Ciertamente, los Papas pasan y la Iglesia permanece. Pero sin Papa no puede haber Iglesia. Y sin la Iglesia no sería posible la presencia viva de Jesucristo en el mundo. Éste es un dato de fe al que la teología dedica muchas páginas. Pero es también un dato de nuestra experiencia. Basta que pensemos un poco dónde se halla la razón de que Jesucristo sea el Señor de nuestra vida; dónde hemos recibido el perdón, por su sangre; dónde se alimenta la esperanza que sostiene nuestra existencia; dónde esperamos que un día nuestra muerte se unirá a la de Cristo para que su resurrección salga vencedora en nosotros. ¿Dónde ha acontecido, acontece y acontecerá todo esto? ¿Acaso en una biblioteca llena de libros sobre el Jesús histórico o incluso de buena cristología? ¿Tal vez en documentales sobre los últimos descubrimientos arqueológicos acerca de los lugares bíblicos? No. El encuentro con Jesucristo como salvador vivo hoy para nosotros ha tenido y tiene lugar en la Iglesia: esa comunidad que es el cuerpo de Cristo en la Historia.

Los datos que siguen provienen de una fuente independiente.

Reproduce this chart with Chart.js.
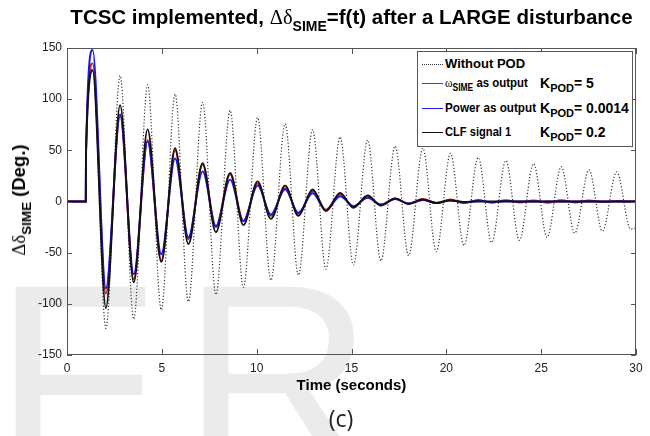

Al teólogo Ratzinger le ha preocupado siempre mucho algo que también el Papa Benedicto XVI ha iluminado con su brillante magisterio; la última vez, bien recientemente, en su alocución sin papeles al clero de Roma la semana pasada. Es algo muy fundamental, sobre todo hoy, en un mundo tan olvidado de Dios: ¿cómo conocemos verdaderamente al Dios vivo, que nos salva? Todo su magisterio puede leerse como una respuesta a esta pregunta. Pocos como el Papa han puesto de relieve con tanto énfasis y acierto que la razón humana abre el camino del conocimiento de Dios. Una razón sin censuras, verdaderamente abierta a todas sus posibilidades, puede conocer a Dios como para poner al ser humano en el camino del conocimiento más pleno del Dios vivo que se recibe por la fe. Pero el conocimiento del Dios vivo no se da plenamente sin el encuentro personal con Él allí donde Él mismo sale a nuestro paso, es decir, en Jesucristo. Por eso, el cristianismo no es simplemente un platonismo para el pueblo, es decir, un medio de conocimiento de Dios para el común de los mortales que no quieren o no pueden filosofar, estrujar a fondo y con sistema su razón. No. Tampoco quien pueda y quiera hacer esto último será sólo con eso capaz de un conocimiento vivo y pleno de Dios. Aunque para el mundo pueda sonar un poco escandaloso, el cristianismo es, por el contrario, la verdadera filosofía, es decir, el camino imprescindible para un conocimiento de Dios real y, por tanto, salvador. Porque allí es Dios mismo, en Jesucristo, quien ha venido realmente al encuentro del hombre.

Sede de Roma, garantía de la fe apostólica

Jesucristo, siendo el Hijo eterno de Dios, es la Palabra divina, es decir, también la automanifestación suprema de Dios en el modo y el lenguaje de los hombres. Él es la Palabra de Dios en persona. En la Sagrada Escritura están auténticamente consignadas las palabras que hablan en realidad sólo de aquella Palabra eterna. Por eso, y sólo por eso, es también ella Palabra de Dios, como mediación santa del encuentro auténtico con Cristo. Pero un libro, por santo que sea, no puede garantizar por sí solo la autenticidad de ese encuentro. Son también necesarios los testigos; es necesaria la comunión humano-divina en la que Cristo mismo se hace contemporáneo del lector de la Biblia, o también, de otro modo, de quien simplemente hace un uso correcto de su razón. Esos testigos, fundamento de la comunión de la Iglesia son los apóstoles, los enviados del Señor.

Benedicto XVI terminaba como sigue su catequesis del 10 de mayo de 2006: «Así pues, mediante la sucesión apostólica es Cristo mismo quien llega a nosotros: en la palabra de los apóstoles y de sus sucesores es Él quien nos habla; mediante sus manos es Él quien actúa en los sacramentos; en la mirada de ellos es su mirada la que nos envuelve y nos hace sentir amados, acogidos en el corazón de Dios».

El sucesor de Pedro en la sede de Roma, «la Iglesia más grande, más antigua y más conocida de todos –dice el Papa citando a san Ireneo– es signo, criterio y garantía de la transmisión ininterrumpida de la fe apostólica». Ésta, por su parte, es condición del conocimiento real del Dios vivo. Asistimos, pues, en estos días, a unos acontecimientos de la mayor trascendencia no sólo para la Iglesia, sino para la Humanidad entera.

Es, pues, muy comprensible que la renuncia del Papa haya suscitado tan gran atención mundial: porque nos pone delante de un momento especialísimo de la sucesión apostólica. Muchos ni siquiera se lo imaginarán. Además, también hay otras razones de orden histórico. Pero los ojos de la fe ven más allá.